Flentrop is a Dutch company based in Zaandam that builds and restores organs.

==History==
The company originated in 1903 when Hendrik Wicher Flentrop (1866-1950) from Koog aan de Zaan, originally a house painter by trade, and organist at the Westzijderkerk in Zaandam, started a piano and organ company. He believed that old organs could not be adapted to contemporary tastes, but had valid sound nonetheless. In 1915, after he had gained experience with restoration and enlargement of organs, he built his first new organ. Beginning in 1922 he corresponded with Albert Schweitzer, which resulted in pronounced opinions concerning the demands which had to be made on the organ.

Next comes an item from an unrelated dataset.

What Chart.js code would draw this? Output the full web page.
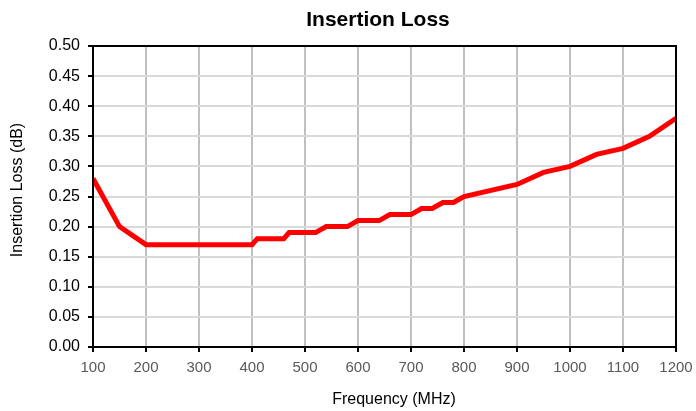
<!DOCTYPE html>
<html>
<head>
<meta charset="utf-8">
<script src="https://cdn.jsdelivr.net/npm/chart.js@4.4.0/dist/chart.umd.min.js"></script>
<style>
  html, body { margin: 0; padding: 0; background: #fff; }
  #wrap { width: 696px; height: 411px; }
</style>
</head>
<body>
<div id="wrap"><canvas id="myChart" width="696" height="411"></canvas></div>
<script>
// data
let freqs = [100, 150, 200, 300, 400, 410, 460, 470, 520, 540, 580, 600, 640, 660, 700, 720, 740, 760, 780, 800, 900, 950, 1000, 1050, 1100, 1150, 1200];
let loss = [0.28, 0.20, 0.17, 0.17, 0.17, 0.18, 0.18, 0.19, 0.19, 0.20, 0.20, 0.21, 0.21, 0.22, 0.22, 0.23, 0.23, 0.24, 0.24, 0.25, 0.27, 0.29, 0.30, 0.32, 0.33, 0.35, 0.38];

let chartTitle = 'Insertion Loss';
let xTitle = 'Frequency (MHz)';
let yTitle = 'Insertion Loss (dB)';

const FONT = '"Liberation Sans", Arial, sans-serif';

// titles + box around the plot
const extras = {
    id: 'extras',
    afterDraw(chart) {
        const c = chart.ctx;
        const a = chart.chartArea;
        c.save();
        c.strokeStyle = '#000';
        c.lineWidth = 2;
        c.strokeRect(a.left, a.top, a.right - a.left, a.bottom - a.top);

        c.fillStyle = '#000';
        c.textAlign = 'center';
        c.textBaseline = 'middle';
        c.font = 'bold 21px ' + FONT;
        c.fillText(chartTitle, 378, 20);

        c.font = '16px ' + FONT;
        c.fillText(xTitle, 394, 400);

        c.translate(18, 190);
        c.rotate(-Math.PI / 2);
        c.fillText(yTitle, 0, 0);
        c.restore();
    }
};

new Chart(document.getElementById('myChart'), {
    type: 'line',
    data: {
        datasets: [{
            data: freqs.map((f, i) => ({ x: f, y: loss[i] })),
            borderColor: '#ff0000',
            borderWidth: 5,
            pointRadius: 0,
            tension: 0,
            fill: false
        }]
    },
    options: {
        responsive: false,
        animation: false,
        layout: { padding: { top: 46, right: 20, left: 0, bottom: 0 } },
        plugins: { legend: { display: false }, title: { display: false }, tooltip: { enabled: false } },
        scales: {
            x: {
                type: 'linear',
                min: 100,
                max: 1200,
                afterFit(scale) { scale.height = 64; scale.paddingRight = 0; scale.paddingLeft = 0; },
                ticks: {
                    stepSize: 100,
                    color: '#595959',
                    font: { family: FONT, size: 15 },
                    maxRotation: 0,
                    padding: 7,
                    callback: v => String(v)
                },
                grid: { color: '#c0c0c0', lineWidth: 2, tickColor: '#000', tickLength: 5, tickWidth: 2 },
                border: { color: '#000', width: 2 }
            },
            y: {
                min: 0,
                max: 0.5,
                afterFit(scale) { scale.width = 93; },
                ticks: {
                    stepSize: 0.05,
                    color: '#000',
                    font: { family: FONT, size: 16 },
                    padding: 8,
                    callback: v => v.toFixed(2)
                },
                grid: { color: '#d9d9d9', lineWidth: 2, tickColor: '#000', tickLength: 5, tickWidth: 2 },
                border: { color: '#000', width: 2 }
            }
        }
    },
    plugins: [extras]
});
</script>
</body>
</html>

Dirk Andries Flentrop (1910-2003), son of Hendrik Wicher Flentrop and Christina Anna Dekker, took control of the company in 1940. Important organs, such as that of Hans van Covelen in the large church at Alkmaar, and the Schnitger organs in the large church at Zwolle and the Laurenskerk in Alkmaar, were restored. In addition he built numerous instruments in the United States (most notably those in Adolphus Busch Hall at Harvard University, and in St. Mark's Cathedral, in Seattle, Washington), and restored two in Mexico City.

J. A. Steketee (b. 1936) led the company from 1976 to 1998. Under his direction, the organ of Johannes Duyschot in the Westzijderkerk at Zaandam was restored. Tasks were also carried out in foreign countries: Taipei, Riga, Tokyo, Dunblane, Kazan, and Yerevan. Additionally, the organ of the Holy Name Cathedral was built in Chicago, and in the Netherlands the organs of the Westerkerk and the Concertgebouw, and the St. John's Cathedral, were restored.

Cees van Oostenbrugge was managing director from 1998 until his death in 2008. During his tenure, a new restoration was carried out of the Hans van Covelen organ, which is the oldest playable organ of the Netherlands, originally built in 1511.

Frits Elshout was managing director from 2008 through 2016, followed by Erik Winkel.

All directors have also been church organists.